_What is required_: Reproduce from the records below, with no pictures, exactly the lines between the one containing "Output the Python" and the one containing "from bokeh.resources import INLINE", inclusive.

_Input rows_:
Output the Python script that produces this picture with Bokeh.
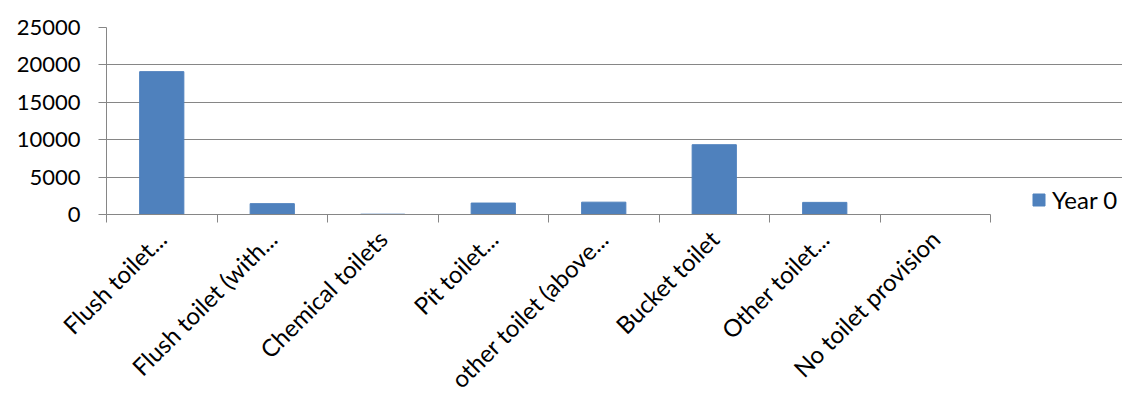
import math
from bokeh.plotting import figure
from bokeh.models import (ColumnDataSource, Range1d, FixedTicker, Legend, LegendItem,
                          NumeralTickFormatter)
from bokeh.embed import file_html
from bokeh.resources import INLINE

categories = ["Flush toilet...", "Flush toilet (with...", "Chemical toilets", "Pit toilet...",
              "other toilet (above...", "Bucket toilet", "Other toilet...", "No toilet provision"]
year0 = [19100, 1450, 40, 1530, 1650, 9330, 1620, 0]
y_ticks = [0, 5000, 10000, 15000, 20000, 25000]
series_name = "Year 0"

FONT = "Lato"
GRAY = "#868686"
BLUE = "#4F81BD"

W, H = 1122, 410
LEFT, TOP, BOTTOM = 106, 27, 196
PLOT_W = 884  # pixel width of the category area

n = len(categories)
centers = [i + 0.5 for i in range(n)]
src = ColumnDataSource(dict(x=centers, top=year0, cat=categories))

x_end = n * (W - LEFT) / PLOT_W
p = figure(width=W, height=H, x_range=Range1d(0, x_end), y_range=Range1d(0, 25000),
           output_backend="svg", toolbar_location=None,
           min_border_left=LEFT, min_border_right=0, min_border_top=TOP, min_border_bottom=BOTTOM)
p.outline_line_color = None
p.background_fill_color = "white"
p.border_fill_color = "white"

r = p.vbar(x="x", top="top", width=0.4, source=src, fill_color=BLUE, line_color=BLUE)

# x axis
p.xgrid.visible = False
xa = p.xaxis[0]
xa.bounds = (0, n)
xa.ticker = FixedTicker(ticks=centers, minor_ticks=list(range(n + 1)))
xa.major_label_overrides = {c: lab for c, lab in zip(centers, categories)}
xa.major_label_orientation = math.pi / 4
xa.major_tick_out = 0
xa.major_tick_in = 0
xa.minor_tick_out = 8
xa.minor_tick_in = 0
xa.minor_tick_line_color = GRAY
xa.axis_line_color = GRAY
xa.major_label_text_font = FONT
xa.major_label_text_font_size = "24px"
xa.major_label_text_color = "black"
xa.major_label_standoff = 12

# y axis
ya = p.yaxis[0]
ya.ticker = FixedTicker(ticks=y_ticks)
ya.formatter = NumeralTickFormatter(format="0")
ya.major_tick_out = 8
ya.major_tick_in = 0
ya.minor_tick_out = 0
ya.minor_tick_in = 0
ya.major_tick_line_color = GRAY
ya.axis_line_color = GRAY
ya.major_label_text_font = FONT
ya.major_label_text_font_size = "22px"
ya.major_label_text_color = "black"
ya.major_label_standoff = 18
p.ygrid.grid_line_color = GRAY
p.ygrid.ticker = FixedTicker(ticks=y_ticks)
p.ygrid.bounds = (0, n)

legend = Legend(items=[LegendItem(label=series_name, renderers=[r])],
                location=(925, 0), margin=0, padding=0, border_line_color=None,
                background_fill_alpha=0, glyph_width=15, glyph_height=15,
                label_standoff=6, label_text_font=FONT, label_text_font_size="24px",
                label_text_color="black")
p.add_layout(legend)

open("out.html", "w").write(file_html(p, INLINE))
==
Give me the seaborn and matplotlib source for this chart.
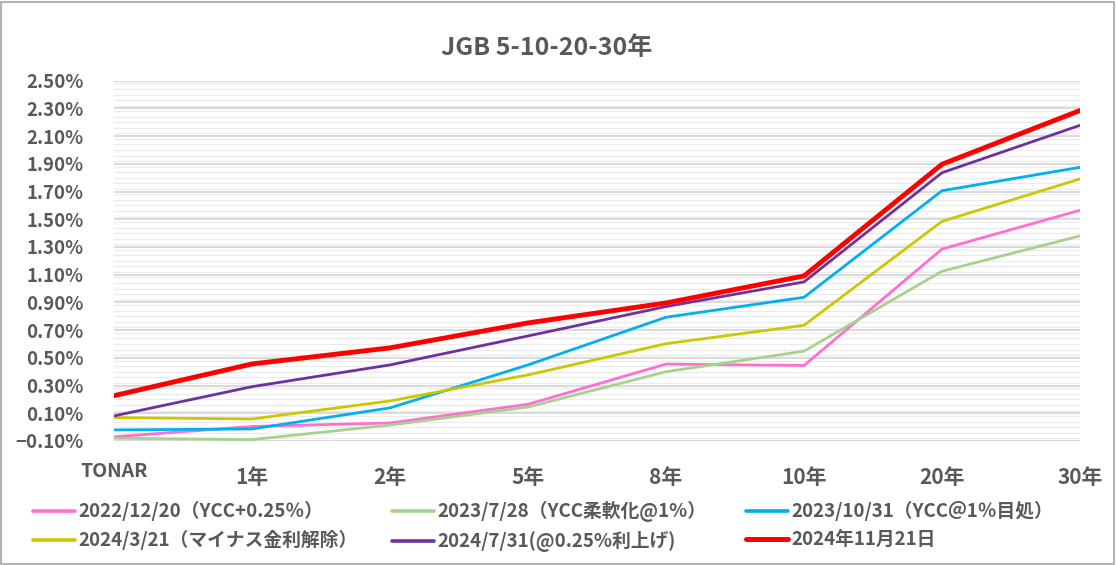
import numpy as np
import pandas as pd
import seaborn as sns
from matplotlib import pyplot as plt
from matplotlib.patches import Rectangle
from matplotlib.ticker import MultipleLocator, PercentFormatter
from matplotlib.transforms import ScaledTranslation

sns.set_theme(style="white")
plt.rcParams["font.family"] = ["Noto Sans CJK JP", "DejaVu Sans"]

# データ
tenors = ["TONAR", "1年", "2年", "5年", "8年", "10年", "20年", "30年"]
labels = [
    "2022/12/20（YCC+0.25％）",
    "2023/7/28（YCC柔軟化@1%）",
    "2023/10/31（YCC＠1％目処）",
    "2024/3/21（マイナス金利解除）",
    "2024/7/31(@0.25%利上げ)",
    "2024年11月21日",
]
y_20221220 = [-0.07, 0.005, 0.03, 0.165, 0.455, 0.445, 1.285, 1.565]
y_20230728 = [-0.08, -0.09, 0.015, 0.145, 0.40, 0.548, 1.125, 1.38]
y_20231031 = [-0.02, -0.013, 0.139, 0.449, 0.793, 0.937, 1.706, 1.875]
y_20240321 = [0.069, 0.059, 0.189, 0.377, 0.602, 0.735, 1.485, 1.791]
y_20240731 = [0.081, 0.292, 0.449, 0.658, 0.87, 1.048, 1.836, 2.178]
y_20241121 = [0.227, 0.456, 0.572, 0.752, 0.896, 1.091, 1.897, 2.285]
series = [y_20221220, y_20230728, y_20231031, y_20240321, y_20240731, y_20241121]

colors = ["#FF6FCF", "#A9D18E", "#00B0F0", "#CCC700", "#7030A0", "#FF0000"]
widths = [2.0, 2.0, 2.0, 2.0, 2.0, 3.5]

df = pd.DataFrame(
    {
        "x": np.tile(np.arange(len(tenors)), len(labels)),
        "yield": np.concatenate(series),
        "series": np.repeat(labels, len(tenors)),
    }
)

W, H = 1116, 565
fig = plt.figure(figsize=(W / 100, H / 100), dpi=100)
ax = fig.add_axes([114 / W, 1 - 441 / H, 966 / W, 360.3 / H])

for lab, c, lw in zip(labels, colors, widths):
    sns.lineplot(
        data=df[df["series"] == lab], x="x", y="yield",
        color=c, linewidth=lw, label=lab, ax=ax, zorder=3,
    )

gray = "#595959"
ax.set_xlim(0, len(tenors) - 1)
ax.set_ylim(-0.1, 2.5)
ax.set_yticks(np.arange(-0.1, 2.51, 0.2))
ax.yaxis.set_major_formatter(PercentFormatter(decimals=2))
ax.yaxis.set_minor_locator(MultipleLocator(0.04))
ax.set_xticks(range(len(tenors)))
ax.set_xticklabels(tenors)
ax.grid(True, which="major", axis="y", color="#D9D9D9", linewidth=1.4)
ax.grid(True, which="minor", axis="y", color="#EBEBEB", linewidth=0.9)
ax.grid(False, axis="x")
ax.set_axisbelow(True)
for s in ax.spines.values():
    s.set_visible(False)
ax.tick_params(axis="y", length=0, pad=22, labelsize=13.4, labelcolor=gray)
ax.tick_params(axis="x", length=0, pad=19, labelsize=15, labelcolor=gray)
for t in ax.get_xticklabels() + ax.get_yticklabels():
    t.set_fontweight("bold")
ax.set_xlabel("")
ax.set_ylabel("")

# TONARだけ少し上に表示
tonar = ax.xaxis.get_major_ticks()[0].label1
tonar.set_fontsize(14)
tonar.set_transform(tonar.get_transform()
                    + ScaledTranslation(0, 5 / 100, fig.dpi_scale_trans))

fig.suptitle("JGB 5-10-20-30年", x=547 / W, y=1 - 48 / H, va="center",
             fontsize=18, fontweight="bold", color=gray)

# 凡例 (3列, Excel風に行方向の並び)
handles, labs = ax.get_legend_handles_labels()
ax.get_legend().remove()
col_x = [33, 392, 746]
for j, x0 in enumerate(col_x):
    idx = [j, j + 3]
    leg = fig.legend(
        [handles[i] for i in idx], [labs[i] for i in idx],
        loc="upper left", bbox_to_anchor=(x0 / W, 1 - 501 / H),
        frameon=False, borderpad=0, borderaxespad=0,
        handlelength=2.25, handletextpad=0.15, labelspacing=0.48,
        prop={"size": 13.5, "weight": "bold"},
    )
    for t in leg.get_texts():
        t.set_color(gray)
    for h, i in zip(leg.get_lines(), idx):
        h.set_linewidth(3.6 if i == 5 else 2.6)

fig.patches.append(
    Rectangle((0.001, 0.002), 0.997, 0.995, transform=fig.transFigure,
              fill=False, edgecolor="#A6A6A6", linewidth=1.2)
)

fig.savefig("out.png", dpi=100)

_Task answer_:
Output the Python script that produces this picture with Bokeh.
import math
from bokeh.plotting import figure
from bokeh.models import (ColumnDataSource, Range1d, FixedTicker, Legend, LegendItem,
                          NumeralTickFormatter)
from bokeh.embed import file_html
from bokeh.resources import INLINE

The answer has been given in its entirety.